L’espace libérateur
Nedjma Hadj vit et travaille à Bruxelles. Elle est auteure, réalisatrice de films documentaires et programmatrice aux Halles de Schaerbeek. Le 27 mai dernier, elle donnait une conférence à l’Atelier de la Source du Lion sur la danse dans le monde arabe. L’actualité donne un écho particulièrement percutant à ses propos puisque c’est un chorégraphe qui a lancé un nouveau mode de protestation en Turquie. Des centaines de personnes stationnent sur les places des villes, debout et silencieux, pendant des heures…
Architecture du Maroc : Quelle est la contribution de la danse dans le monde arabe à la chorégraphie contemporaine aujourd’hui ?
Nedjma Hadj
Je constate depuis dix ans la contribution indéniable des pays du Maghreb et du Moyen-Orient aux mouvements de la danse contemporaine. Cette évolution est d’autant plus intéressante que cette discipline s’impose moins facilement, moins naturellement dans ces pays que le théâtre ou tout autre art de la scène. La reconnaissance institutionnelle manque en effet et il n’y a pas de scène permanente. Toutefois, des initiatives ont permis à la danse contemporaine d’exister et de rencontrer un public très jeune. Peu de moyens, beaucoup d’ambition peuvent résumer l’élan de ces artistes, danseurs et chorégraphes de la région. Ils sont en lien avec le monde arabe, avec l’Afrique mais aussi avec l’Europe, et s’expriment tantôt à travers des ateliers qu’ils suivent ou donnent, soit par des créations. Chacun développe un vocabulaire qui lui est propre, mais tous puisent au terreau de la danse contemporaine européenne et trouvent dans leurs propres racines et dans leur héritage ancestral matière à élaborer des langages originaux et créatifs. Ils s’inscrivent tous dans leur époque, dans l’actualité, dans le contexte de leur région.
AM : Vous êtes architecte et évoluez dans le milieu de la danse que l’on définit comme le rapport du corps à l’espace. Comment cet espace évolue-t-il ?
N.H.
Les corps s’expriment dans les rues comme sur les scènes. Dans tous les cas, le plateau ose devenir tribune. Les nouveaux regards portés sur soi et sur autrui font des artistes de cette région des artistes de la cité. Un dialogue complexe s’établit entre les défis, les exigences actuelles et les transformations profondes qui traversent le monde arabe dans toute sa diversité. Il y a une sorte d’urgence dans ces mouvements créatifs, forts et intenses, qui traduisent des moments vécus en collectivité, des moments protestataires issus de la volonté d’investir l’espace. C’est effectivement une notion qui vient de la rue. Et la rue c’est une matière très riche qui signifie aussi bien le regroupement, le fait d’être ensemble que la solitude ou l’anonymat. Corps scéniques ou urbains, la rue les nourrit.

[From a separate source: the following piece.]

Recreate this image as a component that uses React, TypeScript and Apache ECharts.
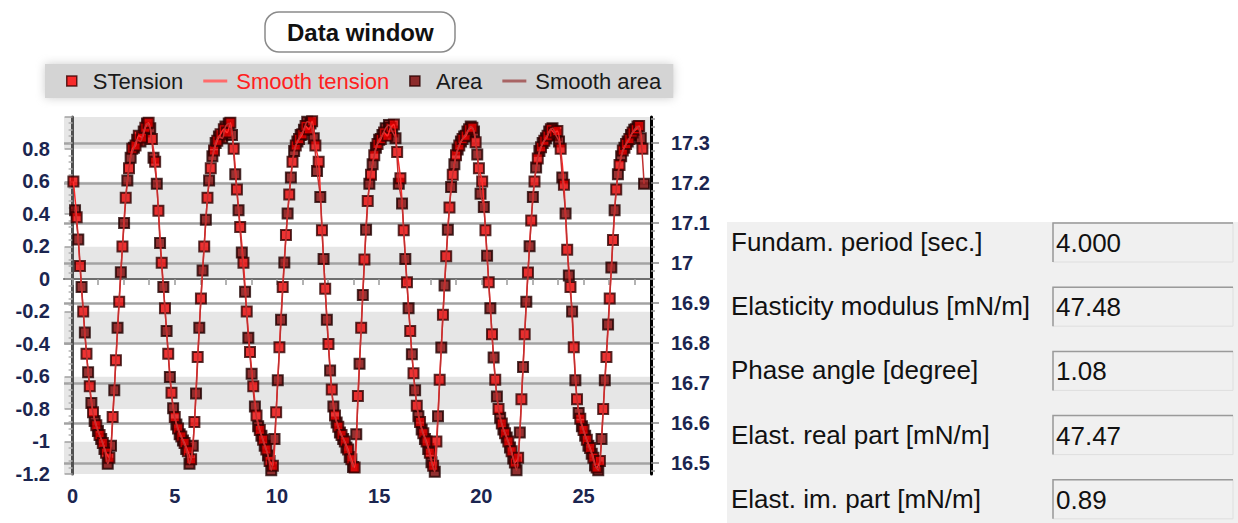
import React, { useEffect, useRef } from "react";
import * as echarts from "echarts";

const FONT = "'Liberation Sans', Arial, Helvetica, sans-serif";

// Sample times (s) of the surface tension series
const tensionTime = [
  0.04, 0.2, 0.36, 0.52, 0.68, 0.84, 1.0, 1.16, 1.32, 1.48, 1.64, 1.8, 1.96, 2.12, 2.28, 2.44, 2.6, 2.76, 2.92, 3.08, 3.24, 3.4, 3.56, 3.72, 3.88,
  4.04, 4.2, 4.36, 4.52, 4.68, 4.84, 5.0, 5.16, 5.32, 5.48, 5.64, 5.8, 5.96, 6.12, 6.28, 6.44, 6.6, 6.76, 6.92, 7.08, 7.24, 7.4, 7.56, 7.72, 7.88,
  8.04, 8.2, 8.36, 8.52, 8.68, 8.84, 9.0, 9.16, 9.32, 9.48, 9.64, 9.8, 9.96, 10.12, 10.28, 10.44, 10.6, 10.76, 10.92, 11.08, 11.24, 11.4, 11.56, 11.72, 11.88,
  12.04, 12.2, 12.36, 12.52, 12.68, 12.84, 13.0, 13.16, 13.32, 13.48, 13.64, 13.8, 13.96, 14.12, 14.28, 14.44, 14.6, 14.76, 14.92, 15.08, 15.24, 15.4, 15.56, 15.72, 15.88,
  16.04, 16.2, 16.36, 16.52, 16.68, 16.84, 17.0, 17.16, 17.32, 17.48, 17.64, 17.8, 17.96, 18.12, 18.28, 18.44, 18.6, 18.76, 18.92, 19.08, 19.24, 19.4, 19.56, 19.72, 19.88,
  20.04, 20.2, 20.36, 20.52, 20.68, 20.84, 21.0, 21.16, 21.32, 21.48, 21.64, 21.8, 21.96, 22.12, 22.28, 22.44, 22.6, 22.76, 22.92, 23.08, 23.24, 23.4, 23.56, 23.72, 23.88,
  24.04, 24.2, 24.36, 24.52, 24.68, 24.84, 25.0, 25.16, 25.32, 25.48, 25.64, 25.8, 25.96, 26.12, 26.28, 26.44, 26.6, 26.76, 26.92, 27.08, 27.24, 27.4, 27.56, 27.72, 27.88,
];

// Surface tension (left axis)
const tension = [
  0.6, 0.38, 0.08, -0.2, -0.46, -0.66, -0.82, -0.9, -0.96, -1.01, -1.07, -1.1, -0.85, -0.5, -0.14, 0.2, 0.5, 0.68, 0.8, 0.82, 0.88, 0.87, 0.93, 0.96, 0.86,
  0.72, 0.42, 0.1, -0.18, -0.46, -0.7, -0.85, -0.92, -0.97, -1.01, -1.06, -1.11, -0.88, -0.48, -0.12, 0.2, 0.5, 0.68, 0.79, 0.85, 0.89, 0.92, 0.9, 0.96, 0.8,
  0.55, 0.32, 0.1, -0.2, -0.45, -0.66, -0.84, -0.93, -0.99, -1.05, -1.12, -1.15, -0.82, -0.42, -0.05, 0.27, 0.52, 0.72, 0.82, 0.86, 0.89, 0.94, 0.92, 0.97, 0.82,
  0.72, 0.3, -0.06, -0.4, -0.68, -0.84, -0.91, -0.96, -1.0, -1.05, -1.11, -1.16, -0.72, -0.3, 0.12, 0.48, 0.64, 0.76, 0.83, 0.86, 0.9, 0.88, 0.93, 0.95, 0.78,
  0.62, 0.3, -0.02, -0.32, -0.58, -0.78, -0.88, -0.95, -1.0, -1.07, -1.15, -1.0, -0.62, -0.22, 0.14, 0.44, 0.64, 0.76, 0.82, 0.86, 0.88, 0.92, 0.93, 0.84, 0.68,
  0.6, 0.3, -0.02, -0.34, -0.62, -0.8, -0.89, -0.95, -1.0, -1.06, -1.13, -1.1, -0.74, -0.34, 0.04, 0.36, 0.6, 0.74, 0.81, 0.85, 0.88, 0.92, 0.9, 0.91, 0.8,
  0.58, 0.18, -0.05, -0.42, -0.74, -0.86, -0.93, -0.99, -1.04, -1.1, -1.16, -1.12, -0.8, -0.48, -0.12, 0.24, 0.55, 0.7, 0.79, 0.83, 0.86, 0.9, 0.92, 0.94, 0.8,
];

// Sample times (s) of the drop area series
const areaTime = [
  0.12, 0.28, 0.44, 0.6, 0.76, 0.92, 1.08, 1.24, 1.4, 1.56, 1.72, 1.88, 2.04, 2.2, 2.36, 2.52, 2.68, 2.84, 3.0, 3.16, 3.32, 3.48, 3.64, 3.8, 3.96,
  4.12, 4.28, 4.44, 4.6, 4.76, 4.92, 5.08, 5.24, 5.4, 5.56, 5.72, 5.88, 6.04, 6.2, 6.36, 6.52, 6.68, 6.84, 7.0, 7.16, 7.32, 7.48, 7.64, 7.8, 7.96,
  8.12, 8.28, 8.44, 8.6, 8.76, 8.92, 9.08, 9.24, 9.4, 9.56, 9.72, 9.88, 10.04, 10.2, 10.36, 10.52, 10.68, 10.84, 11.0, 11.16, 11.32, 11.48, 11.64, 11.8, 11.96,
  12.12, 12.28, 12.44, 12.6, 12.76, 12.92, 13.08, 13.24, 13.4, 13.56, 13.72, 13.88, 14.04, 14.2, 14.36, 14.52, 14.68, 14.84, 15.0, 15.16, 15.32, 15.48, 15.64, 15.8, 15.96,
  16.12, 16.28, 16.44, 16.6, 16.76, 16.92, 17.08, 17.24, 17.4, 17.56, 17.72, 17.88, 18.04, 18.2, 18.36, 18.52, 18.68, 18.84, 19.0, 19.16, 19.32, 19.48, 19.64, 19.8, 19.96,
  20.12, 20.28, 20.44, 20.6, 20.76, 20.92, 21.08, 21.24, 21.4, 21.56, 21.72, 21.88, 22.04, 22.2, 22.36, 22.52, 22.68, 22.84, 23.0, 23.16, 23.32, 23.48, 23.64, 23.8, 23.96,
  24.12, 24.28, 24.44, 24.6, 24.76, 24.92, 25.08, 25.24, 25.4, 25.56, 25.72, 25.88, 26.04, 26.2, 26.36, 26.52, 26.68, 26.84, 27.0, 27.16, 27.32, 27.48, 27.64, 27.8, 27.96,
];

// Drop area (right axis)
const area = [
  17.132, 17.059, 16.94, 16.826, 16.727, 16.65, 16.605, 16.58, 16.56, 16.535, 16.498, 16.543, 16.682, 16.838, 16.977, 17.1, 17.206, 17.263, 17.288, 17.308, 17.304, 17.329, 17.349, 17.337, 17.263,
  17.198, 17.05, 16.94, 16.83, 16.715, 16.637, 16.596, 16.572, 16.556, 16.535, 16.498, 16.543, 16.674, 16.838, 16.981, 17.108, 17.206, 17.267, 17.3, 17.316, 17.312, 17.341, 17.349, 17.32, 17.222,
  17.132, 17.026, 16.928, 16.813, 16.723, 16.641, 16.592, 16.568, 16.543, 16.519, 16.482, 16.56, 16.707, 16.858, 17.001, 17.124, 17.214, 17.28, 17.304, 17.32, 17.333, 17.353, 17.349, 17.312, 17.23,
  17.165, 17.01, 16.858, 16.731, 16.641, 16.601, 16.576, 16.56, 16.539, 16.515, 16.49, 16.572, 16.748, 16.92, 17.083, 17.198, 17.247, 17.288, 17.308, 17.32, 17.337, 17.345, 17.329, 17.312, 17.198,
  17.149, 17.01, 16.887, 16.772, 16.682, 16.617, 16.584, 16.56, 16.535, 16.502, 16.478, 16.617, 16.789, 16.944, 17.083, 17.19, 17.247, 17.284, 17.304, 17.316, 17.329, 17.341, 17.329, 17.271, 17.173,
  17.14, 17.018, 16.887, 16.764, 16.666, 16.613, 16.584, 16.564, 16.539, 16.511, 16.482, 16.576, 16.74, 16.903, 17.042, 17.165, 17.239, 17.28, 17.3, 17.312, 17.329, 17.337, 17.32, 17.304, 17.214,
  17.124, 16.969, 16.879, 16.707, 16.625, 16.592, 16.568, 16.543, 16.523, 16.494, 16.482, 16.56, 16.707, 16.846, 16.989, 17.132, 17.222, 17.267, 17.288, 17.304, 17.32, 17.333, 17.341, 17.312, 17.198,
];

const legendNames = ["STension", "Smooth tension", "Area", "Smooth area"];
const xLabelValues = [0, 5, 10, 15, 20, 25];
const xTickValues = [0, 1.25, 2.5, 3.75, 5, 6.25, 7.5, 8.75, 10, 11.25, 12.5, 13.75, 15, 16.25, 17.5, 18.75, 20, 21.25, 22.5, 23.75, 25, 26.25, 27.5];
const rightTickValues = [16.5, 16.6, 16.7, 16.8, 16.9, 17.0, 17.1, 17.2, 17.3];

const paramLabels = [
  "Fundam. period [sec.]",
  "Elasticity modulus [mN/m]",
  "Phase angle [degree]",
  "Elast. real part [mN/m]",
  "Elast. im. part [mN/m]",
];
const paramValues = ["4.000", "47.48", "1.08", "47.47", "0.89"];

const pairs = (xs: number[], ys: number[]) => xs.map((x, i) => [x, ys[i]]);
const fmt1 = (v: number) => String(Math.round(v * 10) / 10);

const LABEL_COLOR = "#1b2550";

function buildPanel() {
  const els: any[] = [];
  els.push({
    type: "rect",
    shape: { x: 727, y: 222, width: 511, height: 301 },
    style: { fill: "#f0f0f0" },
    silent: true,
  });
  paramLabels.forEach((label, i) => {
    const cy = 242 + i * 64.2;
    els.push({
      type: "text",
      x: 731,
      y: cy,
      style: { text: label, fontFamily: FONT, fontSize: 26, fill: "#111", verticalAlign: "middle", align: "left" },
      silent: true,
    });
    const bx = 1053;
    const by = cy - 19;
    els.push({
      type: "rect",
      shape: { x: bx, y: by, width: 180, height: 39 },
      style: { fill: "#f0f0f0", stroke: "#dedede", lineWidth: 1 },
      silent: true,
    });
    els.push({
      type: "polyline",
      shape: { points: [[bx, by + 39], [bx, by], [bx + 180, by]] },
      style: { stroke: "#9a9a9a", lineWidth: 1.5, fill: null },
      silent: true,
    });
    els.push({
      type: "text",
      x: bx + 3,
      y: cy + 1,
      style: { text: paramValues[i], fontFamily: FONT, fontSize: 26, fill: "#111", verticalAlign: "middle", align: "left" },
      silent: true,
    });
  });
  return els;
}

export default function App() {
  const ref = useRef<HTMLDivElement>(null);
  useEffect(() => {
    if (!ref.current) return;
    const chart = echarts.init(ref.current, null, { renderer: "svg" });
    const axisLabelStyle = { fontFamily: FONT, fontSize: 20, fontWeight: "bold", color: LABEL_COLOR };
    const option: any = {
      animation: false,
      backgroundColor: "#ffffff",
      title: {
        text: "Data window",
        left: 265,
        top: 12,
        padding: [7, 22],
        borderColor: "#8a8a8a",
        borderWidth: 1.5,
        borderRadius: 14,
        backgroundColor: "#ffffff",
        textStyle: { fontFamily: FONT, fontSize: 24, fontWeight: "bold", color: "#111", lineHeight: 26 },
      },
      legend: {
        left: 45,
        top: 64,
        padding: [6, 12, 6, 21],
        backgroundColor: "#d4d4d4",
        shadowBlur: 10,
        shadowColor: "rgba(200,200,200,0.9)",
        itemWidth: 24,
        itemHeight: 10,
        itemGap: 20,
        symbolKeepAspect: true,
        selectedMode: false,
        textStyle: { fontFamily: FONT, fontSize: 22, color: "#1a1a1a", padding: [0, 0, 0, 4] },
        data: [
          { name: legendNames[0], icon: "path://M0,0H10V10H0Z", itemStyle: { color: "#ff0000", borderColor: "#3a0000", borderWidth: 1.5 } },
          { name: legendNames[1], icon: "path://M0,0H24V3H0Z", itemStyle: { color: "#ff6a6a", borderWidth: 0 }, textStyle: { color: "#ff2020" } },
          { name: legendNames[2], icon: "path://M0,0H10V10H0Z", itemStyle: { color: "#7a0000", borderColor: "#2a0000", borderWidth: 1.5 } },
          { name: legendNames[3], icon: "path://M0,0H24V3H0Z", itemStyle: { color: "#a86464", borderWidth: 0 } },
        ],
      },
      grid: { left: 64, right: 587, top: 117, bottom: 49 },
      xAxis: {
        type: "value",
        min: -0.42,
        max: 28.3,
        axisLine: { show: true, lineStyle: { color: "#6e6e6e", width: 2 } },
        axisTick: { show: true, length: 6, customValues: xTickValues, lineStyle: { color: "#9a9a9a", width: 1.5 } },
        axisLabel: { ...axisLabelStyle, customValues: xLabelValues, margin: 12 },
        splitLine: { show: false },
      },
      yAxis: [
        {
          type: "value",
          position: "left",
          min: -1.2,
          max: 0.996,
          interval: 0.2,
          axisLine: { show: true, lineStyle: { color: "#505050", width: 3 } },
          axisTick: { show: true, length: 8, lineStyle: { color: "#a0a0a0", width: 1.5 } },
          minorTick: { show: true, splitNumber: 5, length: 4, lineStyle: { color: "#b0b0b0", width: 1.5 } },
          axisLabel: { ...axisLabelStyle, showMaxLabel: false, margin: 14, formatter: fmt1 },
          splitLine: { show: false },
          splitArea: { show: true, areaStyle: { color: ["#e6e6e6", "#ffffff"] } },
        },
        {
          type: "value",
          position: "right",
          min: 16.4725,
          max: 17.365,
          splitNumber: 9,
          axisLine: { show: true, lineStyle: { color: "#000000", width: 3 } },
          axisTick: { show: true, length: 8, customValues: rightTickValues, lineStyle: { color: "#8a8a8a", width: 1.5 } },
          minorTick: { show: true, splitNumber: 5, length: 4, lineStyle: { color: "#9a9a9a", width: 1.5 } },
          axisLabel: { ...axisLabelStyle, customValues: rightTickValues, margin: 20, formatter: fmt1 },
          splitLine: { show: true, lineStyle: { color: "#a3a3a3", width: 2.5 } },
          splitArea: { show: false },
        },
      ],
      series: [
        {
          name: legendNames[2],
          type: "scatter",
          yAxisIndex: 1,
          data: pairs(areaTime, area),
          symbol: "rect",
          symbolSize: 10,
          itemStyle: { color: "#7a0000", borderColor: "#200000", borderWidth: 2 },
          z: 3,
        },
        {
          name: legendNames[0],
          type: "scatter",
          yAxisIndex: 0,
          data: pairs(tensionTime, tension),
          symbol: "rect",
          symbolSize: 10,
          itemStyle: { color: "#e80000", borderColor: "#300000", borderWidth: 2 },
          z: 4,
        },
        {
          name: legendNames[1],
          type: "line",
          yAxisIndex: 0,
          data: pairs(tensionTime, tension),
          smooth: 0.3,
          symbol: "none",
          showSymbol: false,
          lineStyle: { color: "#ff2a2a", width: 1.5 },
          itemStyle: { color: "#ff6a6a" },
          z: 5,
        },
        {
          name: legendNames[3],
          type: "line",
          yAxisIndex: 1,
          data: pairs(areaTime, area),
          smooth: 0.3,
          symbol: "none",
          showSymbol: false,
          lineStyle: { color: "#c03030", width: 1.5 },
          itemStyle: { color: "#a86464" },
          z: 5,
        },
      ],
      graphic: buildPanel(),
    };
    chart.setOption(option);
    return () => chart.dispose();
  }, []);
  return (
    <div
      ref={ref}
      style={{ position: "fixed", left: 0, top: 0, width: 1238, height: 523, background: "#ffffff" }}
    />
  );
}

AM : La dimension politique est-elle essentielle ?
N.H.
La relation est réelle avec le contexte et la société dans lesquelles ces mouvements s’inscrivent, mais ce ne sont pas pour autant des documentaires. Sur scène, la transgression se fait poésie ou rêve. Comme le disait Francis Alÿs « Parfois faire quelque chose de poétique peut devenir politique, faire quelque chose de politique peut devenir poétique ». La danse dispose d’un espace libérateur, ancré dans son contexte et en rapport avec son temps, mais capable de magnifier et de dépasser la réalité.
AM : Vous souligniez à l’instant la multiplicité des identités du monde arabe. Y a-t-il un fil rouge, une caractéristique qui les singulariserait par rapport aux autres régions du monde ?
N.H.
Je crois que leur point commun tient au fait qu’ils sont toujours inattendus. C’est à chaque fois la surprise lorsque troupes et chorégraphes s’expriment sur scène, dans la rue ou sur les toits des abattoirs de Casablanca (œuvre de Hassan Darsi, Taoufiq Izeddiou et Seif). Je crois aussi que l’urgence, comme je l’évoquais plus haut, est la nouvelle composante dramaturgique, quel que soit l’objet de partage – la revendication, la violence, la peur, la colère ou la poésie. C’est le moteur, le carburant qui pousse à aller chercher le public et à dialoguer avec lui.